## Data lines
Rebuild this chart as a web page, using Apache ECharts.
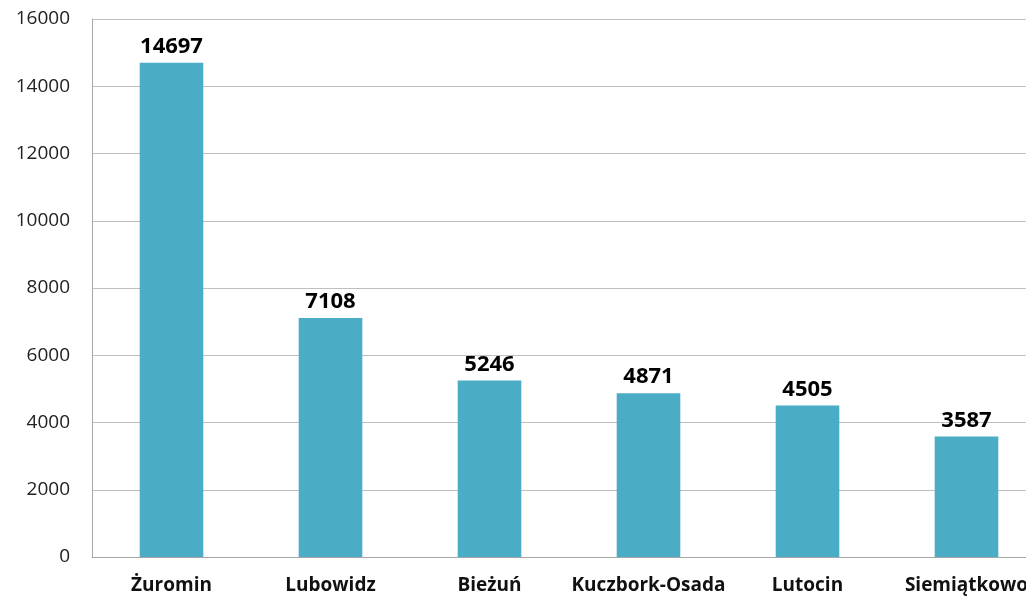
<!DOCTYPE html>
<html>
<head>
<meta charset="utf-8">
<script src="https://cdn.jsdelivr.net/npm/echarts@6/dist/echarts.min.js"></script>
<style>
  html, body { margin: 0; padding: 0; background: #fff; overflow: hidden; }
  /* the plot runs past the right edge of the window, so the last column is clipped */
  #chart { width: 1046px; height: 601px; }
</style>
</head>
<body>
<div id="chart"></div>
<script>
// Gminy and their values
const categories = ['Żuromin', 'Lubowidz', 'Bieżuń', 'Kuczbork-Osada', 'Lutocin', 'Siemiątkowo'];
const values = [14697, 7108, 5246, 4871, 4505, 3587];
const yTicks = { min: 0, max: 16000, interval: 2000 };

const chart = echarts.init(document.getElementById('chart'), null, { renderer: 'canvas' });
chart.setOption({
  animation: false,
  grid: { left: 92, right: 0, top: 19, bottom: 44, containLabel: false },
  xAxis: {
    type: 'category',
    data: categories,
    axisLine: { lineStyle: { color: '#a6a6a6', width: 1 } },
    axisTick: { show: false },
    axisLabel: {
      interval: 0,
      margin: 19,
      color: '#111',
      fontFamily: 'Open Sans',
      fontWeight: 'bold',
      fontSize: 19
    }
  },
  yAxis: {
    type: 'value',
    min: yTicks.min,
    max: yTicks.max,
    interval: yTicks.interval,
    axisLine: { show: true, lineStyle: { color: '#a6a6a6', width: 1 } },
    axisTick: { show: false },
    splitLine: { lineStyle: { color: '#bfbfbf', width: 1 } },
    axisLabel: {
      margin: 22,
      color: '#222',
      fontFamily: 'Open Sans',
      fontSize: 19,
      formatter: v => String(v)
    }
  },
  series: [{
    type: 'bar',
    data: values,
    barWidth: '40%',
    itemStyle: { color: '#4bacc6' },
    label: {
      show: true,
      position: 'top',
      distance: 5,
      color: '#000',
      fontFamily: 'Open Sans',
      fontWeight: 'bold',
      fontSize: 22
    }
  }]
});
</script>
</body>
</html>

## Task details
Transcribe the material as is, with images omitted.

## In response
Rebuild this chart as a web page, using Apache ECharts.
<!DOCTYPE html>
<html>
<head>
<meta charset="utf-8">
<script src="https://cdn.jsdelivr.net/npm/echarts@6/dist/echarts.min.js"></script>
<style>
  html, body { margin: 0; padding: 0; background: #fff; overflow: hidden; }
  /* the plot runs past the right edge of the window, so the last column is clipped */
  #chart { width: 1046px; height: 601px; }
</style>
</head>
<body>
<div id="chart"></div>
<script>
// Gminy and their values
const categories = ['Żuromin', 'Lubowidz', 'Bieżuń', 'Kuczbork-Osada', 'Lutocin', 'Siemiątkowo'];
const values = [14697, 7108, 5246, 4871, 4505, 3587];
const yTicks = { min: 0, max: 16000, interval: 2000 };

const chart = echarts.init(document.getElementById('chart'), null, { renderer: 'canvas' });
chart.setOption({
  animation: false,
  grid: { left: 92, right: 0, top: 19, bottom: 44, containLabel: false },
  xAxis: {
    type: 'category',
    data: categories,
    axisLine: { lineStyle: { color: '#a6a6a6', width: 1 } },
    axisTick: { show: false },
    axisLabel: {
      interval: 0,
      margin: 19,
      color: '#111',
      fontFamily: 'Open Sans',
      fontWeight: 'bold',
      fontSize: 19
    }
  },
  yAxis: {
    type: 'value',
    min: yTicks.min,
    max: yTicks.max,
    interval: yTicks.interval,
    axisLine: { show: true, lineStyle: { color: '#a6a6a6', width: 1 } },
    axisTick: { show: false },
    splitLine: { lineStyle: { color: '#bfbfbf', width: 1 } },
    axisLabel: {
      margin: 22,
      color: '#222',
      fontFamily: 'Open Sans',
      fontSize: 19,
      formatter: v => String(v)
    }
  },
  series: [{
    type: 'bar',
    data: values,
    barWidth: '40%',
    itemStyle: { color: '#4bacc6' },
    label: {
      show: true,
      position: 'top',
      distance: 5,
      color: '#000',
      fontFamily: 'Open Sans',
      fontWeight: 'bold',
      fontSize: 22
    }
  }]
});
</script>
</body>
</html>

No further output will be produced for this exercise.